Adventures in Subbing - Learning and Not Liking the Slang

I suppose I intended to do some serious logging of all of my substitute-teaching adventures, and it's too bad that I stopped when I did, because I've been having some fun in the interim, but today I just want to talk about one aspect of my job - the learning of new slang - and one new word in particular - shysty.

As those of you who can figure out the origins of this term might imagine, "shysty" is an adjective for a person who is untrustworthy, especially with money, a person you can count on to cheat you, steal from you, or lie to you. Obvious to me is that it comes from "shyster." Apparently the kids don't know this, nor do they know that "shyster" is a derogatory term for Jews.

I can't even be too hard on them for not knowing. Some of them have never met a Jew, and anyway, one of my husband's teachers at the dental school used the word "shyster" as if it had no ethnic implication at all. And generally speaking, when I hear it and I say to a kid, "Hey, don't say that, it's a racial slur on Jews," they say they didn't know that and apologize. But so far I've only brought it up to kids I know, kids whose schools I go to all the time. And I don't know if they still use it when I'm not around, much the way they're cautious about saying "white" in front of me. (Well, some of them are. Some of them have no problem not only saying "white," but saying "white motherfucker," in front of me, and not understanding why I think that's a problem.)

But I don't even know if I can state categorically if they're wrong to use it. If for them it is completely divorced from any association with Jews (and they are not using it to apply to Jews or even to imply that the people they are applying it to occupy any other ethnic or racial category than their own), is it wrong for them to use it? I don't know. Nor do I know what to do about it in situations where the kids just met me five minutes ago, and will likely never see me again, and, though they may not mean to be racist or anti-Semetic, don't particularly care if I'm interpretting them as either.

And I thought this was just teenage slang. I'd never heard any of the adults use it. (I didn't hear them tell the kids not to use it, but I figure they have a hard enough time getting them to not say "fuck" all the time.) But last night, on Project Runway, Zulema said it. I don't think she knew either. And maybe the producers didn't. I mean, if a contestant said the n-word,* I'm sure they wouldn't have used that footage.

To end on a lighter note, I wil share some slang I do like:

Track star - promiscuous person. As in, one who runs around a lot.

Chaluppin' - somewhere between walking around, looking for girls, and cheating on your current girl.

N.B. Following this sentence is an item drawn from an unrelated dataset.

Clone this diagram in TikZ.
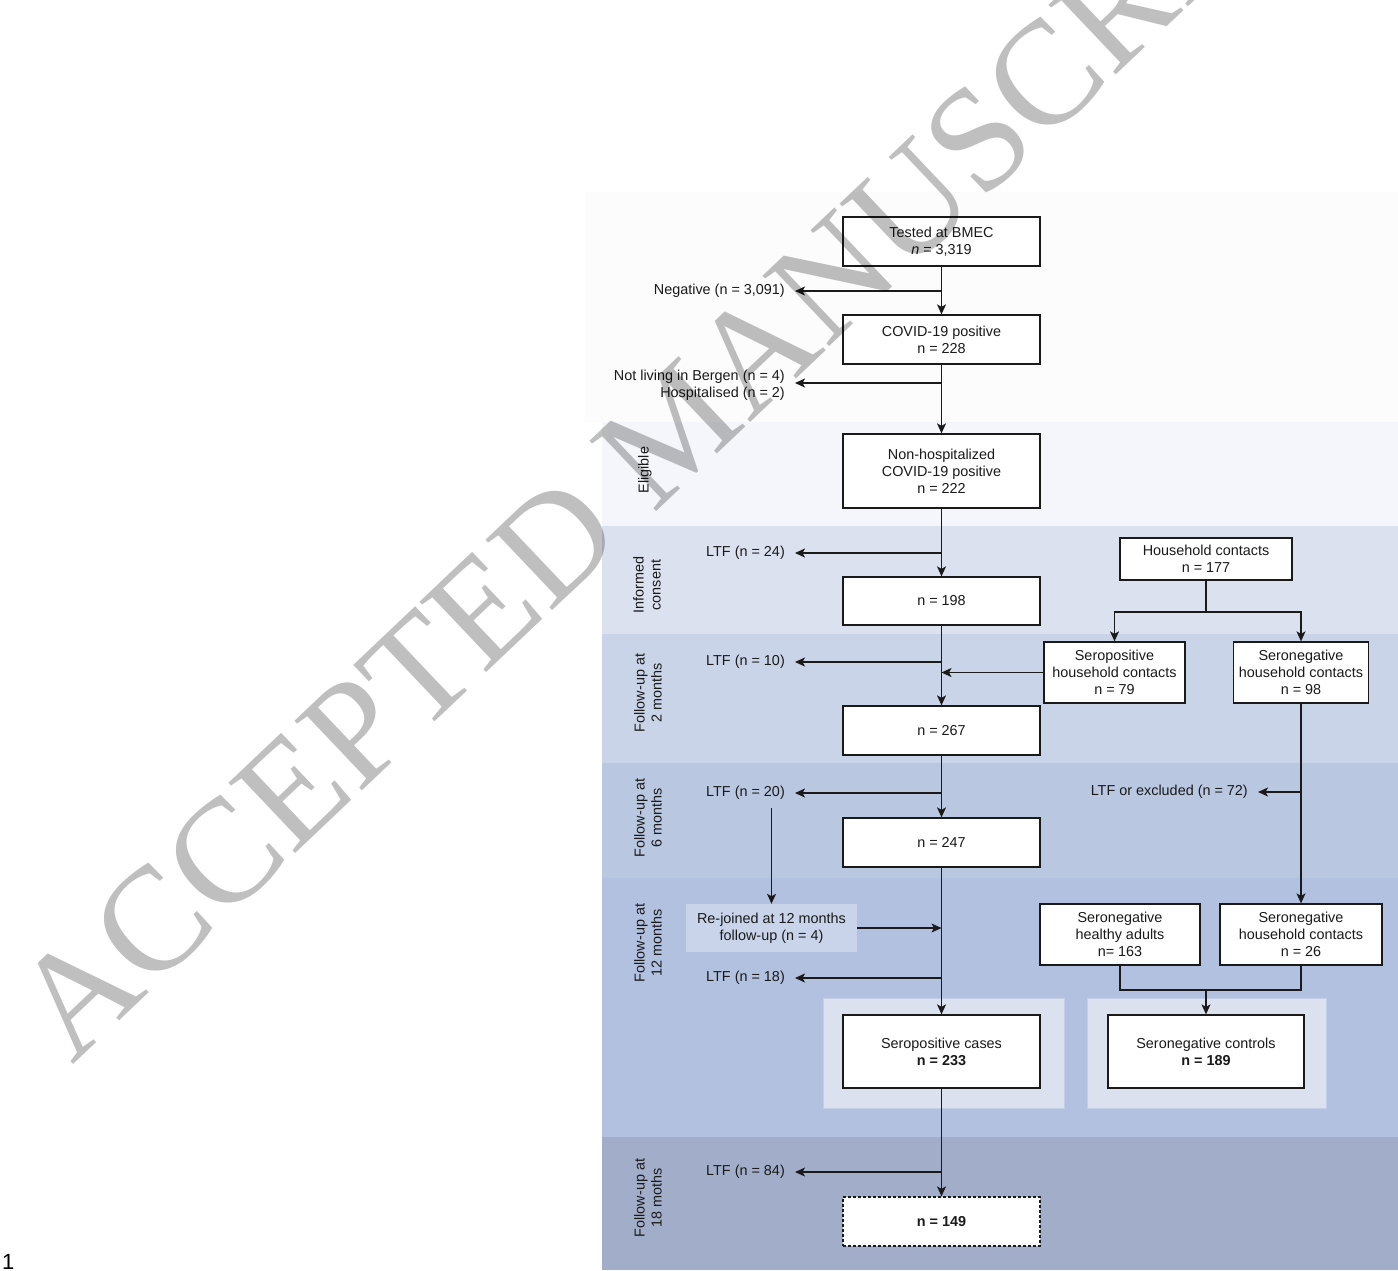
\documentclass[tikz,border=0pt]{standalone}
\usepackage{fontspec}
\setmainfont{Liberation Sans}
\newfontfamily\wmfont{Liberation Serif}
\usetikzlibrary{arrows.meta}
\definecolor{bandtop}{HTML}{FCFCFD}
\definecolor{bandA}{HTML}{F4F6FB}
\definecolor{bandB}{HTML}{DBE1EF}
\definecolor{bandC}{HTML}{CAD4E8}
\definecolor{bandD}{HTML}{B9C7E1}
\definecolor{bandE}{HTML}{B1C1DF}
\definecolor{bandF}{HTML}{A2AEC9}
\definecolor{contfill}{HTML}{DBE1EF}
\definecolor{contline}{HTML}{C3CEE7}
\definecolor{rejfill}{HTML}{C9D4EA}
\definecolor{ink}{HTML}{1A1A1A}
\definecolor{wmgray}{HTML}{BFBFBF}
\begin{document}
\begin{tikzpicture}[x=1pt,y=-1pt,
  every node/.style={font=\fontsize{14.4}{17}\selectfont, text=ink},
  flowbox/.style={draw=ink, line width=1.3pt, fill=white, align=center, inner sep=0pt},
  sidelabel/.style={align=right, inner xsep=10pt, inner ysep=0pt, anchor=east},
  bandlabel/.style={rotate=90, align=center, inner sep=0pt},
  container/.style={draw=contline, line width=0.8pt, fill=contfill, inner sep=0pt},
  arr/.style={draw=ink, line width=1.3pt, -{Stealth[length=10pt,width=9pt,inset=2.5pt]}},
  conn/.style={draw=ink, line width=1.3pt}
]
\useasboundingbox (0,0) rectangle (1398,1270);
\fill[white] (0,0) rectangle (1398,1270);
% bands
\fill[bandtop] (585,192) rectangle (1398,422);
\fill[bandA] (602,422) rectangle (1398,526);
\fill[bandB] (602,526) rectangle (1398,634);
\fill[bandC] (602,634) rectangle (1398,763);
\fill[bandD] (602,763) rectangle (1398,878);
\fill[bandE] (602,878) rectangle (1398,1137);
\fill[bandF] (602,1137) rectangle (1398,1270);

% band labels
\node[bandlabel] (labA) at (645,470) {Eligible};
\node[bandlabel] (labB) at (647,585) {Informed\\consent};
\node[bandlabel] (labC) at (648,693) {Follow-up at\\2 months};
\node[bandlabel] (labD) at (648,818) {Follow-up at\\6 months};
\node[bandlabel] (labE) at (648,943) {Follow-up at\\12 months};
\node[bandlabel] (labF) at (648,1198) {Follow-up at\\18 moths};

% containers
\node[container, minimum width=241pt, minimum height=110pt] (contcases) at (943.5,1053) {};
\node[container, minimum width=239pt, minimum height=110pt] (contctrl) at (1206.5,1053) {};

% main column
\node[flowbox, minimum width=197pt, minimum height=49pt] (tested) at (941.5,241.5) {Tested at BMEC\\\textit{n} = 3,319};
\node[flowbox, minimum width=197pt, minimum height=49pt] (covid) at (941.5,339.5) {COVID-19 positive\\n = 228};
\node[flowbox, minimum width=197pt, minimum height=74pt] (nonhosp) at (941.5,471) {Non-hospitalized\\COVID-19 positive\\n = 222};
\node[flowbox, minimum width=197pt, minimum height=48pt] (n198) at (941.5,601) {n = 198};
\node[flowbox, minimum width=197pt, minimum height=49pt] (n267) at (941.5,730.5) {n = 267};
\node[flowbox, minimum width=197pt, minimum height=49pt] (n247) at (941.5,842.5) {n = 247};
\node[flowbox, minimum width=197pt, minimum height=73pt] (cases) at (941.5,1051.5) {Seropositive cases\\\textbf{n = 233}};
\node[flowbox, dashed, dash pattern=on 3pt off 2pt, minimum width=197pt, minimum height=49pt] (n149) at (941.5,1221.5) {\textbf{n = 149}};

% right column
\node[flowbox, minimum width=172pt, minimum height=42pt] (hh) at (1206,559) {Household contacts\\n = 177};
\node[flowbox, minimum width=141pt, minimum height=61pt] (sph) at (1114.5,672.5) {Seropositive\\household contacts\\n = 79};
\node[flowbox, minimum width=135pt, minimum height=61pt] (snh) at (1301,672.5) {Seronegative\\household contacts\\n = 98};
\node[flowbox, minimum width=160pt, minimum height=61pt] (healthy) at (1120,934.5) {Seronegative\\healthy adults\\n= 163};
\node[flowbox, minimum width=162pt, minimum height=61pt] (sn26) at (1301,934.5) {Seronegative\\household contacts\\n = 26};
\node[flowbox, minimum width=196pt, minimum height=73pt] (controls) at (1206,1051.5) {Seronegative controls\\\textbf{n = 189}};

% re-joined
\node[fill=rejfill, align=center, inner sep=0pt, minimum width=171pt, minimum height=48pt] (rejoin) at (771.5,928) {Re-joined at 12 months\\follow-up (n = 4)};

% side labels
\node[sidelabel] (neg) at (795,291) {Negative (n = 3,091)};
\node[sidelabel] (notliv) at (795,385.5) {Not living in Bergen (n = 4)\\Hospitalised (n = 2)};
\node[sidelabel] (ltf24) at (795,553) {LTF (n = 24)};
\node[sidelabel] (ltf10) at (795,662) {LTF (n = 10)};
\node[sidelabel] (ltf20) at (795,793) {LTF (n = 20)};
\node[sidelabel] (ltf18) at (795,978) {LTF (n = 18)};
\node[sidelabel] (ltf84) at (795,1172) {LTF (n = 84)};
\node[sidelabel] (ltfex) at (1258,792) {LTF or excluded (n = 72)};

% main connectors
\draw[arr] (tested) -- (covid);
\draw[arr] (covid) -- (nonhosp);
\draw[arr] (nonhosp) -- (n198);
\draw[arr] (n198) -- (n267);
\draw[arr] (n267) -- (n247);
\draw[arr] (n247) -- (cases);
\draw[arr] (cases) -- (n149);

% side exits
\draw[arr] (tested.south |- neg.east) -- (neg.east);
\draw[arr] (covid.south |- 0,383) -- (notliv.east |- 0,383);
\draw[arr] (nonhosp.south |- ltf24.east) -- (ltf24.east);
\draw[arr] (n198.south |- ltf10.east) -- (ltf10.east);
\draw[arr] (n267.south |- ltf20.east) -- (ltf20.east);
\draw[arr] (n247.south |- ltf18.east) -- (ltf18.east);
\draw[arr] (cases.south |- ltf84.east) -- (ltf84.east);

% re-joined
\draw[arr, shorten <=8pt] (rejoin.north |- ltf20.south) -- (rejoin.north);
\draw[arr] (rejoin.east) -- (rejoin.east -| n247.south);

% household branch
\coordinate (split) at (1206,612);
\draw[conn] (hh.south) -- (split);
\draw[arr] (split) -| (sph.north);
\draw[arr] (split) -| (snh.north);
\draw[arr] (sph.west) -- (sph.west -| n198.south);
\draw[arr] (snh.south) -- (sn26.north);
\draw[arr] (snh.south |- ltfex.east) -- (ltfex.east);

% merge to controls
\coordinate (merge) at (1206,990);
\draw[conn] (healthy.south) |- (merge) -| (sn26.south);
\draw[arr] (merge) -- (controls.north);

% page number
\node[font=\fontsize{22}{22}\selectfont, anchor=base west, inner sep=0pt, text=black] (pgnum) at (2,1269) {1};

% watermark
\begin{scope}[blend mode=multiply]
\clip (0,0) rectangle (1398,1270);
\node[font=\wmfont\fontsize{148}{148}\selectfont, text=wmgray, rotate=43.5, anchor=base west, inner sep=0pt] (wm) at (72,1066) {ACCEPTED MANUSCRIPT};
\end{scope}
\end{tikzpicture}
\end{document}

But in a fairly relaxed way.

Thirsty - desperate, particularly for sex.

Woo woo - yadda yadda yadda


*I can't type it. I feel ridiculous writing "the n-word," and I am trying and trying to convince myself that it's just a word, and I'm only referring to it as a word, not using it to describe a person, and I would never use it in an actually racist way, but I still can't do it. I can't say it either, even when I'm discussing it as a word with the kids, and even when the kids tell me it's okay for me to say it in that context. But it took me until I was 12 years old to say my first curse word, too.